Check each line of the material. Copy those containing "HTML".

■ **Entries**:
— START —
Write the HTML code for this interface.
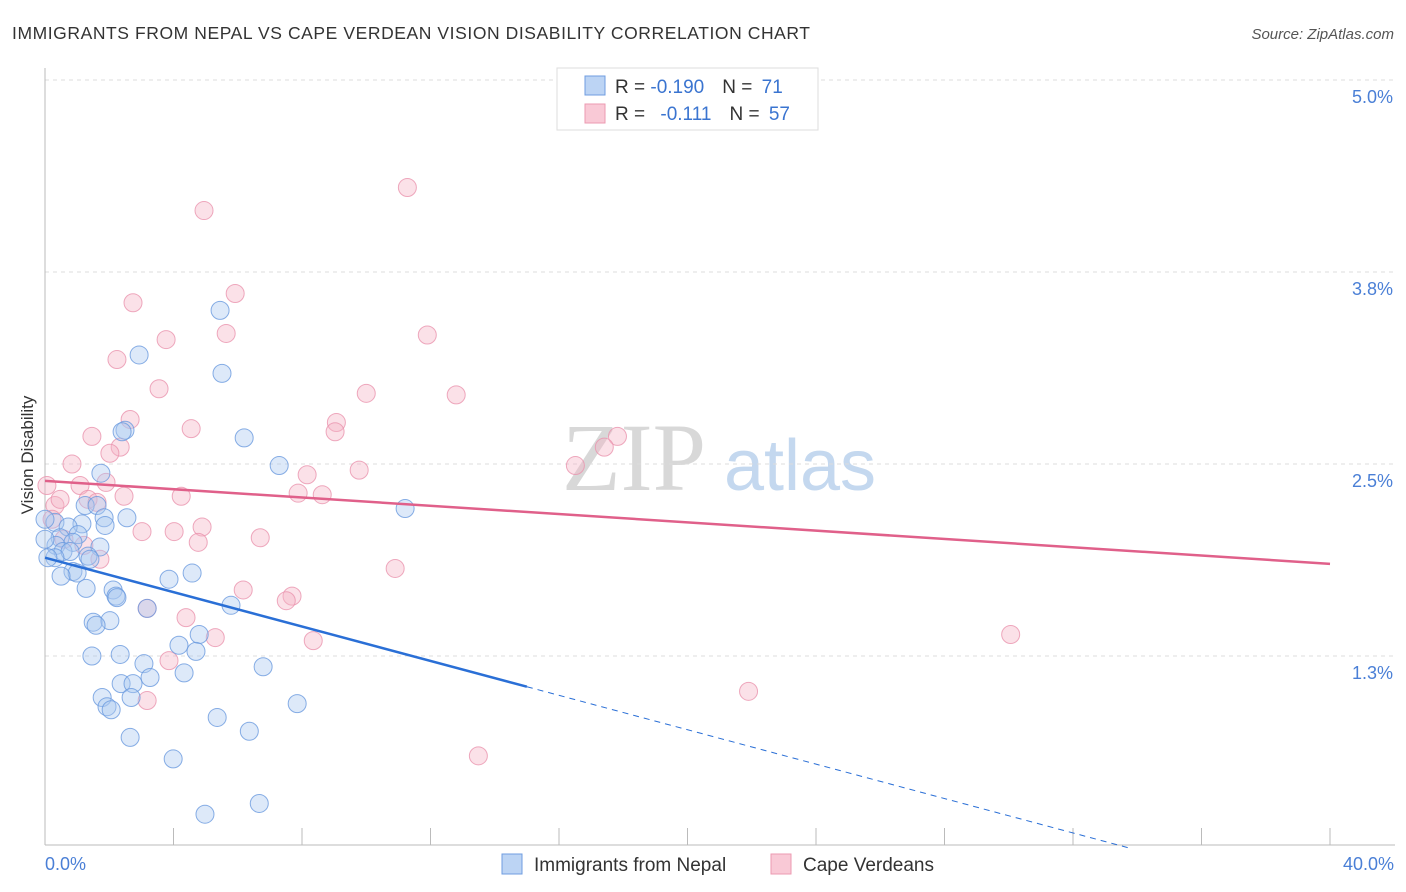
— END —
— START —
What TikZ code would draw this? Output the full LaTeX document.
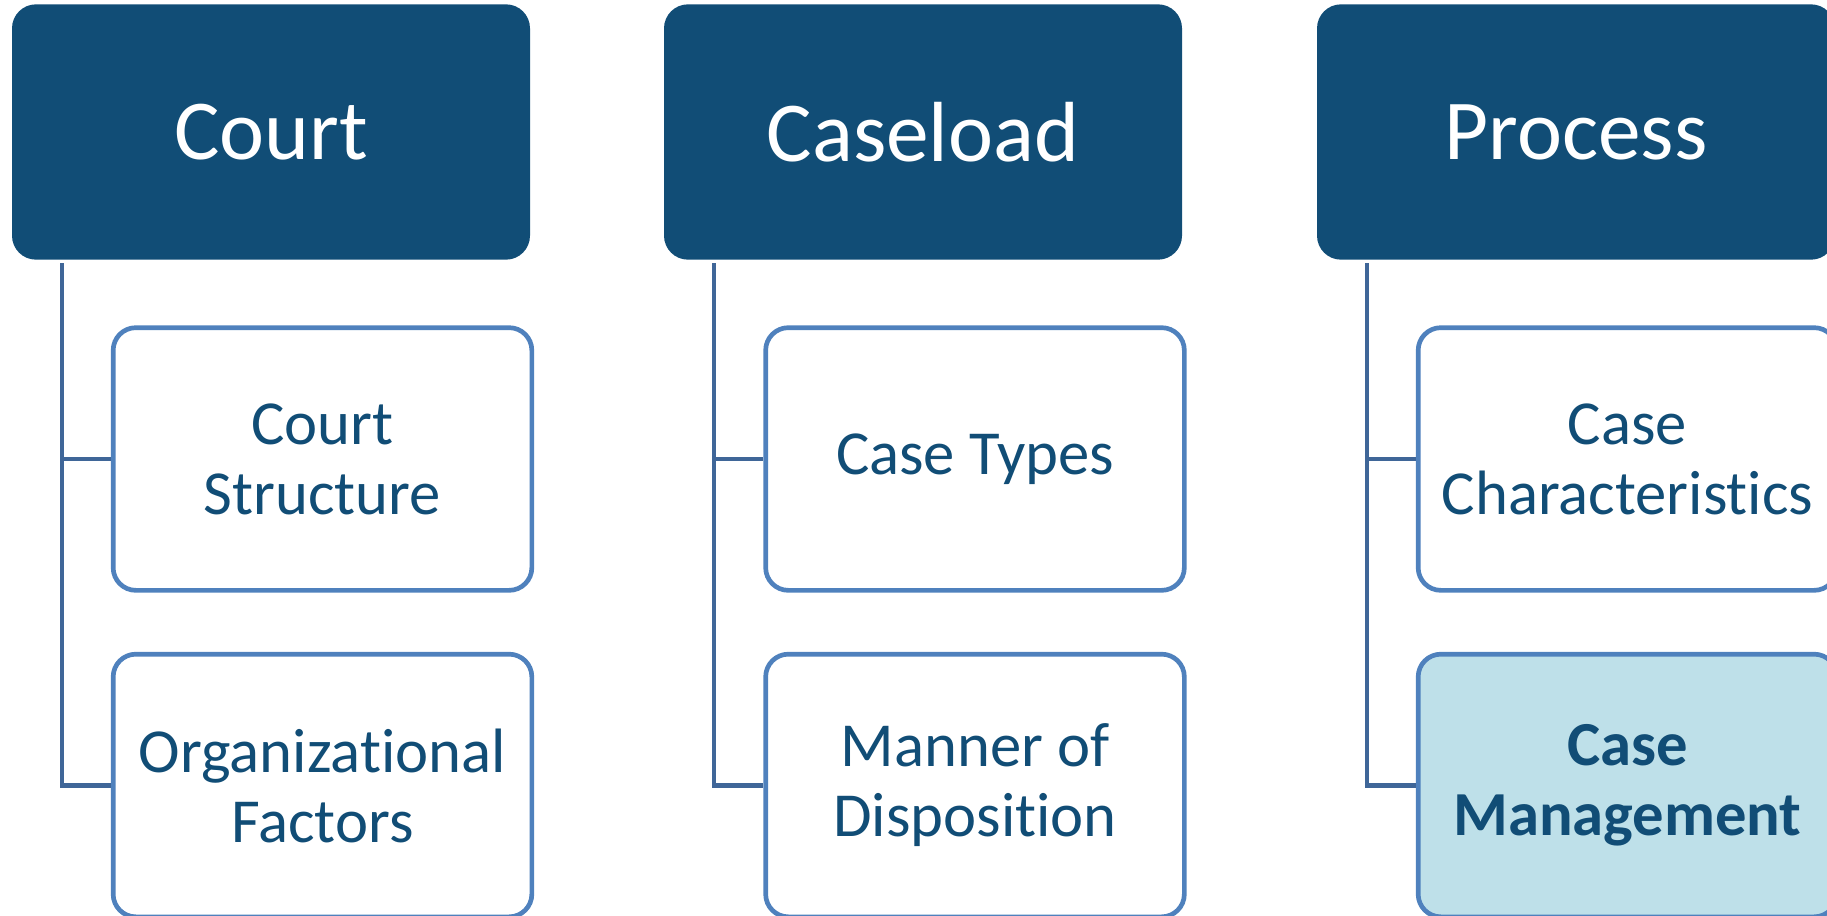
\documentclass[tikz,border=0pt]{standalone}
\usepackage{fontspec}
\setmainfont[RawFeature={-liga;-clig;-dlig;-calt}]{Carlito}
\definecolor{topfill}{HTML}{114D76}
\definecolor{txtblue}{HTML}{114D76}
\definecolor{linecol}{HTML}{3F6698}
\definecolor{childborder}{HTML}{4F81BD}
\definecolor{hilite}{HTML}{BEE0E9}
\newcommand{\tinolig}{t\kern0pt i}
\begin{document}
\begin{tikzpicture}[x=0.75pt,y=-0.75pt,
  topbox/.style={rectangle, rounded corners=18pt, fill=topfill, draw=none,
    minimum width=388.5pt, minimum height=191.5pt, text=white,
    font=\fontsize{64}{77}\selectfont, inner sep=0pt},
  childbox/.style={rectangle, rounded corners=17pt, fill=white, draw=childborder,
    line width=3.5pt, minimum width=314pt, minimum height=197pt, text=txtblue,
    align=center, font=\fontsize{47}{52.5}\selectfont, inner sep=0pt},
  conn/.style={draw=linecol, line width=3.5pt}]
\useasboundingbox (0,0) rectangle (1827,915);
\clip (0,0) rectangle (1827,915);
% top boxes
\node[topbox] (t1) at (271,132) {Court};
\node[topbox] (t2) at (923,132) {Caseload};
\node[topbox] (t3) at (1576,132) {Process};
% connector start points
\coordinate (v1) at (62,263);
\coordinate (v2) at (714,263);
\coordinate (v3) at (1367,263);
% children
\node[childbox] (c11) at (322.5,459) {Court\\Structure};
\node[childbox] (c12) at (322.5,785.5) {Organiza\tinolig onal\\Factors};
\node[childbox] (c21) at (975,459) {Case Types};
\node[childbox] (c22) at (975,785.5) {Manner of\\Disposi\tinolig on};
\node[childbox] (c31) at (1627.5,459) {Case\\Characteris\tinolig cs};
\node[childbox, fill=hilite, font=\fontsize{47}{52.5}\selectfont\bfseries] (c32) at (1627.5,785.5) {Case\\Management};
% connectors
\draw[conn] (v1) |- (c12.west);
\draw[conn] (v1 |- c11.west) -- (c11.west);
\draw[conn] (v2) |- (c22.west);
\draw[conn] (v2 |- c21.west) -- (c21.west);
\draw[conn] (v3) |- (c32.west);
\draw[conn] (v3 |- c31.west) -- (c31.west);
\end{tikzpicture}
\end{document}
— END —
■ **The output**:
Write the HTML code for this interface.
\definecolor{topfill}{HTML}{114D76}
\definecolor{txtblue}{HTML}{114D76}
\definecolor{linecol}{HTML}{3F6698}
\definecolor{childborder}{HTML}{4F81BD}
\definecolor{hilite}{HTML}{BEE0E9}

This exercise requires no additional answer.